Research & Projects
Below are selected research projects and publications led by me, grouped by theme. For additional projects that I have collaborated on or supported within the lab, please visit the RoboPI Lab website.
Underwater Cave Exploration with AUVs
CaveSeg Project
In this project, we present CaveSeg, the first visual learning pipeline for semantic segmentation and scene parsing for AUV navigation inside underwater caves. We address the problem of scarce annotated data by preparing a comprehensive dataset for semantic segmentation of underwater cave scenes. It contains pixel annotations for important navigation markers (e.g. caveline, arrows), obstacles (e.g. ground plane and overhead layers), scuba divers, and open areas for servoing. Moreover, we formulate a novel transformer-based model that is computationally light and offers near real-time execution in addition to achieving state-of-the-art performance. We explore the design choices and implications of semantic segmentation for visual servoing by AUVs inside underwater caves.
CavePI Project
We developed a novel AUV (autonomous underwater vehicle) named CavePI for navigating underwater caves using semantic guidance from cavelines and other navigational markers. The compact design and 4-DOF (surge, heave, roll, and yaw) motion model enable safe traversal through narrow passages with minimal silt disturbance. Designed for single-person deployment, CavePI features a forward-facing camera for visual servoing and a downward-facing camera for caveline detection and tracking, effectively minimizing blind spots around the robot. A Ping sonar provides sparse range data to ensure robust obstacle avoidance and safe navigation within the caves. The computational framework is powered by two single-board computers: a Jetson Nano for perception, and a Raspberry Pi-5 for planning and control. We also present a digital twin of CavePI, built using ROS and simulated in an underwater environment via Gazebo, to support pre-mission planning and testing, providing a cost-effective platform for validating mission concepts.

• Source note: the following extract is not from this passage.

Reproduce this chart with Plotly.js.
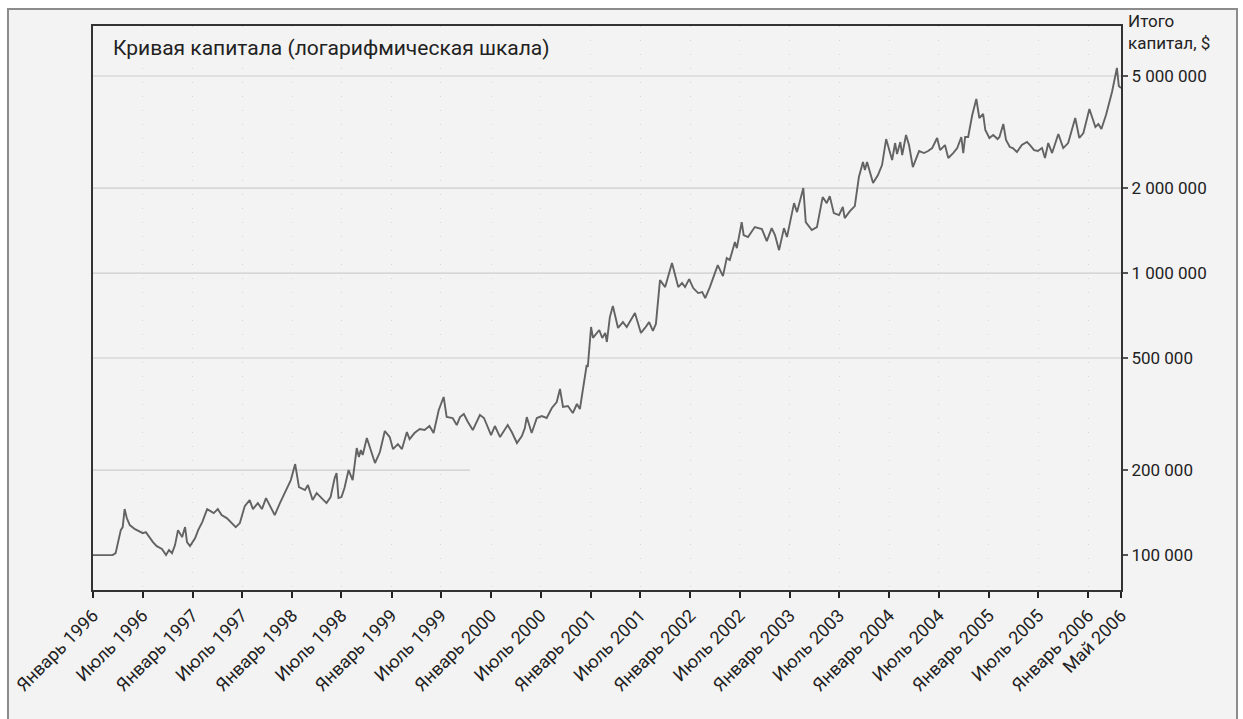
<!DOCTYPE html>
<html>
<head>
<meta charset="utf-8">
<script src="https://cdn.plot.ly/plotly-3.0.1.min.js"></script>
<style>
  html, body { margin: 0; padding: 0; background: #ffffff; width: 1243px; height: 719px; overflow: hidden; }
  #frame { position: absolute; left: 7px; top: 8px; width: 1227px; height: 720px; border: 2px solid #8c8c8c; background: #f3f3f3; }
  #chart { width: 1227px; height: 720px; }
</style>
</head>
<body>
<div id="frame"><div id="chart"></div></div>
<script>
const dates = [
'1996-01-01','1996-03-13','1996-03-24','1996-04-01','1996-04-12','1996-04-19','1996-04-26','1996-05-04','1996-05-15','1996-06-03','1996-06-21','1996-07-02','1996-07-13','1996-07-27','1996-08-08','1996-08-22','1996-09-10','1996-09-25','1996-10-06','1996-10-17','1996-10-28','1996-11-08','1996-11-23','1996-12-04','1996-12-11','1996-12-22',
'1997-01-10','1997-01-21','1997-02-05','1997-02-23','1997-03-08','1997-03-19','1997-04-03','1997-04-17','1997-05-06','1997-05-24','1997-06-08','1997-06-23','1997-07-11','1997-07-29','1997-08-10','1997-08-28','1997-09-12','1997-09-27','1997-10-11','1997-10-29','1997-11-17','1997-12-13','1997-12-27',
'1998-01-12','1998-01-26','1998-02-17','1998-02-28','1998-03-17','1998-04-01','1998-04-19','1998-05-07','1998-05-22','1998-06-06','1998-06-13','1998-06-20','1998-07-01','1998-07-12','1998-07-27','1998-08-11','1998-08-26','1998-09-03','1998-09-10','1998-09-17','1998-10-02','1998-10-20','1998-11-01','1998-11-19','1998-12-07','1998-12-25',
'1999-01-06','1999-01-24','1999-02-08','1999-02-26','1999-03-08','1999-03-26','1999-04-14','1999-05-02','1999-05-20','1999-06-04','1999-06-23','1999-07-11','1999-07-22','1999-08-13','1999-08-28','1999-09-09','1999-09-23','1999-10-08','1999-10-26','1999-11-21','1999-12-06',
'2000-01-01','2000-01-15','2000-02-03','2000-03-02','2000-03-17','2000-04-05','2000-04-23','2000-05-04','2000-05-11','2000-05-29','2000-06-17','2000-07-05','2000-07-23','2000-08-11','2000-08-29','2000-09-10','2000-09-21','2000-10-09','2000-10-27','2000-11-11','2000-11-22','2000-12-10','2000-12-17','2000-12-21','2000-12-25',
'2001-01-02','2001-01-09','2001-02-01','2001-02-12','2001-02-23','2001-03-01','2001-03-12','2001-03-23','2001-04-11','2001-04-29','2001-05-13','2001-06-12','2001-07-04','2001-07-19','2001-08-03','2001-08-17','2001-08-28','2001-09-12','2001-10-01','2001-10-26','2001-11-18','2001-12-02','2001-12-13','2001-12-28',
'2002-01-12','2002-01-30','2002-02-14','2002-02-25','2002-03-14','2002-04-12','2002-05-01','2002-05-15','2002-05-26','2002-06-14','2002-06-21','2002-07-09','2002-07-16','2002-08-01','2002-08-26','2002-09-21','2002-10-09','2002-10-27','2002-11-08','2002-11-23','2002-12-11','2002-12-22',
'2003-01-17','2003-01-28','2003-02-20','2003-03-01','2003-03-23','2003-04-11','2003-05-02','2003-05-17','2003-05-28','2003-06-12','2003-07-01','2003-07-15','2003-07-22','2003-08-10','2003-08-28','2003-09-12','2003-09-27','2003-10-04','2003-10-12','2003-11-03','2003-11-21','2003-12-06','2003-12-21',
'2004-01-12','2004-01-23','2004-01-30','2004-02-11','2004-02-18','2004-03-03','2004-03-14','2004-03-28','2004-04-20','2004-05-08','2004-05-23','2004-06-07','2004-06-25','2004-07-06','2004-07-24','2004-08-05','2004-08-23','2004-09-07','2004-09-22','2004-09-29','2004-10-06','2004-10-17','2004-11-01','2004-11-16','2004-11-27','2004-12-11','2004-12-19',
'2005-01-03','2005-01-17','2005-02-02','2005-02-09','2005-02-23','2005-03-05','2005-03-19','2005-03-30','2005-04-14','2005-05-02','2005-05-21','2005-06-01','2005-06-16','2005-06-30','2005-07-15','2005-07-26','2005-08-07','2005-08-21','2005-09-13','2005-10-01','2005-10-19','2005-11-14','2005-11-29','2005-12-14',
'2006-01-05','2006-01-27','2006-02-07','2006-02-18','2006-03-07','2006-03-29','2006-04-16','2006-04-23','2006-05-01'
];

const capital = [
100000,100000,101600,110300,122600,125700,145600,135300,127800,123600,121600,119600,120600,114900,111200,107600,105100,100000,104200,101600,108500,122600,115800,125700,111200,107600,
114900,122600,130900,145600,143200,140900,145600,138600,135300,129900,125700,129900,149200,156700,145600,152900,145600,159300,150400,138600,152900,172900,184500,
210300,174200,170100,177100,156700,165900,159300,152900,160600,187500,195400,159300,160600,172900,200200,184500,239700,222700,235800,226400,260100,230100,212000,232000,275400,262200,
237700,247600,237700,273100,258000,270900,279900,277600,286900,270900,326900,363600,308700,306300,289200,308700,316400,296400,277600,313800,306300,
266500,286900,262200,289200,273100,249700,264300,282200,308700,270900,306300,311300,306300,332300,349000,388200,335100,337800,319000,343400,329600,424600,472200,464500,533800,
644100,588800,628500,588800,613300,569800,698200,763800,638900,670200,644100,721400,613300,638900,670200,623400,660100,944600,892100,1085000,892100,921800,892100,952300,
884900,849500,856400,815400,892100,1067000,975800,1130000,1112000,1288000,1226000,1517000,1364000,1342000,1456000,1432000,1299000,1444000,1364000,1206000,1444000,1342000,
1771000,1645000,2002000,1517000,1421000,1456000,1860000,1771000,1875000,1632000,1606000,1715000,1567000,1659000,1729000,2191000,2476000,2320000,2476000,2086000,2227000,2416000,2988000,
2517000,2892000,2643000,2916000,2622000,3087000,2845000,2377000,2709000,2665000,2709000,2776000,3013000,2731000,2845000,2559000,2665000,2776000,3038000,2665000,3038000,3038000,3636000,4143000,3548000,3666000,3216000,
3013000,3087000,2988000,3038000,3378000,2964000,2799000,2776000,2687000,2845000,2916000,2845000,2731000,2709000,2776000,2559000,2892000,2665000,3113000,2776000,2892000,3548000,3013000,3138000,
3818000,3296000,3378000,3243000,3636000,4387000,5338000,4608000,4533000
];

const xTickDates = ['1996-01-01','1996-07-01','1997-01-01','1997-07-01','1998-01-01','1998-07-01','1999-01-01','1999-07-01','2000-01-01','2000-07-01','2001-01-01','2001-07-01','2002-01-01','2002-07-01','2003-01-01','2003-07-01','2004-01-01','2004-07-01','2005-01-01','2005-07-01','2006-01-01','2006-05-01'];
const xTickLabels = ['Январь 1996','Июль 1996','Январь 1997','Июль 1997','Январь 1998','Июль 1998','Январь 1999','Июль 1999','Январь 2000','Июль 2000','Январь 2001','Июль 2001','Январь 2002','Июль 2002','Январь 2003','Июль 2003','Январь 2004','Июль 2004','Январь 2005','Июль 2005','Январь 2006','Май 2006'];

const yTickValues = [100000, 200000, 500000, 1000000, 2000000, 5000000];
const yTickLabels = ['100 000', '200 000', '500 000', '1 000 000', '2 000 000', '5 000 000'];

const xRange = ['1996-01-01', '2006-05-01'];
const yRange = [75200, 7520000];

const fullGridValues = [500000, 1000000, 2000000, 5000000];
const partialGridValue = 200000;
const partialGridEnd = '1999-10-15';

const chartTitle = 'Кривая капитала (логарифмическая шкала)';
const yTitle = 'Итого<br>капитал, $';

const FONT = 'Roboto, "Liberation Sans", sans-serif';
const gridColor = '#cccccc';

const traces = [];
fullGridValues.forEach(v => {
  traces.push({x: xRange, y: [v, v], mode: 'lines', line: {color: gridColor, width: 1.2}, hoverinfo: 'skip', showlegend: false});
});
traces.push({x: [xRange[0], partialGridEnd], y: [partialGridValue, partialGridValue], mode: 'lines', line: {color: gridColor, width: 1.2}, hoverinfo: 'skip', showlegend: false});
traces.push({x: dates, y: capital, mode: 'lines', line: {color: '#636363', width: 1.9}, showlegend: false, name: 'Капитал'});

const layout = {
  width: 1227, height: 720,
  margin: {l: 84, r: 115, t: 16, b: 140},
  paper_bgcolor: '#f3f3f3',
  plot_bgcolor: '#f3f3f3',
  font: {family: FONT, size: 17, color: '#222222'},
  showlegend: false,
  hovermode: false,
  xaxis: {
    type: 'date',
    range: xRange,
    tickmode: 'array',
    tickvals: xTickDates,
    ticktext: xTickLabels,
    tickangle: -45,
    ticks: 'outside', ticklen: 6, tickwidth: 2, tickcolor: '#222',
    showline: true, linecolor: '#333', linewidth: 2, mirror: true,
    showgrid: true, gridcolor: '#d6d6d6', griddash: '1px,13px', gridwidth: 1,
    zeroline: false,
    tickfont: {family: FONT, size: 18, color: '#222'}
  },
  yaxis: {
    type: 'log',
    range: [Math.log10(yRange[0]), Math.log10(yRange[1])],
    side: 'right',
    tickmode: 'array',
    tickvals: yTickValues,
    ticktext: yTickLabels,
    ticks: 'outside', ticklen: 5, tickwidth: 2, tickcolor: '#555',
    showline: true, linecolor: '#333', linewidth: 2, mirror: true,
    showgrid: false, zeroline: false,
    tickfont: {family: FONT, size: 17, color: '#222'}
  },
  annotations: [
    {text: chartTitle, xref: 'paper', yref: 'paper', x: 0, y: 1, xanchor: 'left', yanchor: 'middle', xshift: 18, yshift: -22, showarrow: false, font: {family: FONT, size: 21, color: '#222'}},
    {text: yTitle, xref: 'paper', yref: 'paper', x: 1, y: 1, xanchor: 'left', yanchor: 'middle', xshift: 5, yshift: -6, align: 'left', showarrow: false, font: {family: FONT, size: 17, color: '#222'}}
  ]
};

Plotly.newPlot('chart', traces, layout, {displayModeBar: false, staticPlot: true});
</script>
</body>
</html>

Shared Autonomy & Embodied Teleoperation
Ego-to-Exo Project
Underwater ROVs (Remotely Operated Vehicles) are unmanned submersible vehicles designed for exploring and operating in the depths of the ocean. Despite using high-end cameras, typical teleoperation engines based on first- person (egocentric) views limit a surface operator's ability to maneuver and navigate the ROV in complex deep-water missions. In this paper, we present an interactive teleoperation interface that (i) offers on-demand “third”-person (exocentric) visuals from past egocentric views, and (ii) facilitates enhanced peripheral information with augmented ROV pose in real-time. We achieve this by integrating a 3D geometry-based Ego-to-Exo view synthesis algorithm into a monocular SLAM system for accurate trajectory estimation. The proposed closed-form solution only uses past egocentric views from the ROV and a SLAM backbone for pose estimation, which makes it portable to existing ROV platforms. Unlike data-driven solutions, it is invariant to applications and waterbody-specific scenes.